Post-secondary education paves the path to professional opportunity and upward mobility. Yet it requires an up-front investment that can seem daunting for high-performing students who might be the first in their family to go to college, or who don’t otherwise have the financial means to cover tuition and expenses.
That is why CREEED was proud to support the El Paso Hispanic Chamber of Commerce Foundation’s scholarship program with a $10,000 gift that funded four scholarships. We were also delighted to honor our second recipient of the $2,500 Sylvia Hopp San Elizario High School Senior College Scholarship, a scholarship fund we created in honor of recently retired superintendent and longtime educator Sylvia Hopp.
Please join me in celebrating the achievements of the second Hopp Scholarship recipient, Maria Cano of San Elizario High School, and of chamber of commerce scholarship recipients Sergio Andres Baez of Jefferson High School, Alexandra Fernandez of Valle Verde High School, Mildred Muro of Del Valle High School, and Carmen Salas of Irvin High School.
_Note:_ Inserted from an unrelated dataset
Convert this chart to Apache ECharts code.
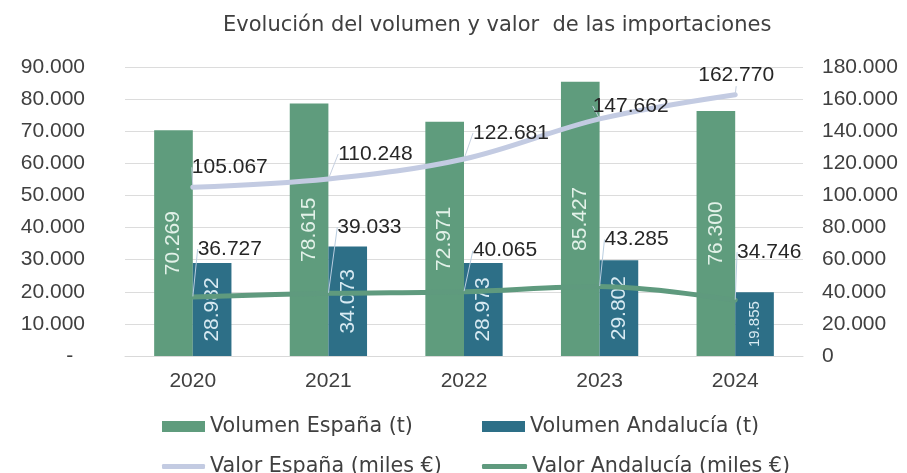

And I want to acknowledge the dozens of young people who applied for these scholarships but were not selected. All of them have overcome challenges and have bright futures ahead of them.
Unfortunately, we do not yet have enough local scholarships in El Paso to support every worthy scholar. If you are an El Pasoan with the means to give back, consider investing in education through scholarship funds. These are the investments that will dramatically change the future of El Paso and set up the next generation of El Pasoans to succeed.
El Paso businessman and philanthropist Richard Castro is the owner of more than 20 McDonald’s restaurants and chairman of the nonprofit Council on Regional Economic Expansion and Educational Development, better known as CREEED.